Naturally restarted the machine between all of the above tests.

Find warn and messages attached.
Comment 50 Magnus Boman 2007-08-18 12:16:09 UTC
Created attachment 158325 [details]
Messages
Comment 51 Magnus Boman 2007-08-18 12:16:25 UTC
Created attachment 158326 [details]
Warn
Comment 52 Stefan Dirsch 2007-08-18 13:54:58 UTC
Strange, that it works now.

Since you didn't attach the backups of warn/messages, I still don't know what happens exactly when dbus/haldaemon starts. :-(

"dbus; haldaemon; network; earlyxdm" should be the right order. Also disable network during boot. 
Comment 56 Stefan Dirsch 2007-08-19 03:35:54 UTC
It seems you didn't get the idea. What I'm interesting in are the additional lines in /var/log/{warn,messages} when "dbus/haldaemon" are running (since the difference in loaded kernel modules didn't help us).
Comment 57 Magnus Boman 2007-08-19 04:30:50 UTC
Guess I didn't.
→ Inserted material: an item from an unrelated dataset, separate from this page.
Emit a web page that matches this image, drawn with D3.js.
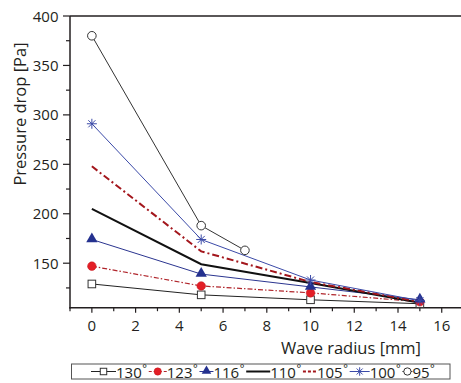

Find the log files attached.
Comment 58 Magnus Boman 2007-08-19 04:31:21 UTC
Created attachment 158344 [details]
Log files as requested
Comment 59 Stefan Dirsch 2007-08-20 09:38:57 UTC
This is happening on a T43p.
Comment 60 Egbert Eich 2007-08-20 10:43:28 UTC
Rhe services that communicate with haldaemon do so over dbus, thus it seems natural that if dbus isn't working the problem doesn't exist.
Interestingly a 'sleep 5' at the start of earlyxdm fixed the problem, too.

I'd suggest the following approach:
1. Identify all system services that are started after haldaemon and before   earlyxdm.
2. move the 'sleep 5' from earlyxdm down thru the other system services down to
the haldaemon script. (perferrably at the beginning).
The service it's in once it stops working should be looked at.
Comment 62 Magnus Boman 2007-08-20 11:41:44 UTC
Using delay was very slow, so started to add "exit 0" to one script at a time instead. When adding "exit 0" to the start of kbd, the problem disappeared.
Comment 63 Magnus Boman 2007-08-20 12:22:40 UTC
After remarking the following line in /etc/init.d/kbd the issue disappears;

/bin/setfont -C $tty $CONSOLE_FONT $UMAP $SMAP
Comment 64 Stefan Dirsch 2007-08-20 12:42:39 UTC
Very interesting to see these changelog entries done after openSUSE 10.2!

kbd.changes:
-------------------------------------------------------------------
Mon Jun 18 14:07:53 CEST 2007 - jw@suse.de

- sleep 3 removed. bugzilla #284348

-------------------------------------------------------------------
Sat Jun 16 17:07:11 CEST 2007 - coolo@suse.de

- as discussed with jw and werner kbd does not need to run before
  xdm

Comment 65 Stefan Dirsch 2007-08-20 12:56:35 UTC
framebuffer is disabled on this machine.

egbert: the handling of vga and fb consoles is quite different. it's possible
egbert: that the problem goes away. the vga text console code path gets tested
egbert: much less often.
Comment 66 Stefan Dirsch 2007-08-20 13:31:20 UTC
So could you test again with an appropriate vesa mode set (vga=0x0XXX) in /boot/grub/menu.lst? Check with "hwinfo --framebuffer" which one to chose for 1400x1050@24bpp. Does this help?

Additionally verify if adding kbd to Required-Start: of earlyxdm helps. Run insserv afterwards.
Comment 67 Magnus Boman 2007-08-20 22:04:38 UTC
Stefan,

both adding the vga=0x0XXX and adding kbd as Required start to earlyxdm works  independently of each other.
So I guess the real solution is to add kdb to earlyxdm.

Thanks!
Comment 68 Stefan Dirsch 2007-08-21 00:36:07 UTC

*** This bug has been marked as a duplicate of bug 302010 ***
Comment 69 Egbert Eich 2007-08-21 04:39:23 UTC
Magnus, thanks for hanging in investigating this! I think I know where to look now and there is an easy workaround to avoid the problem.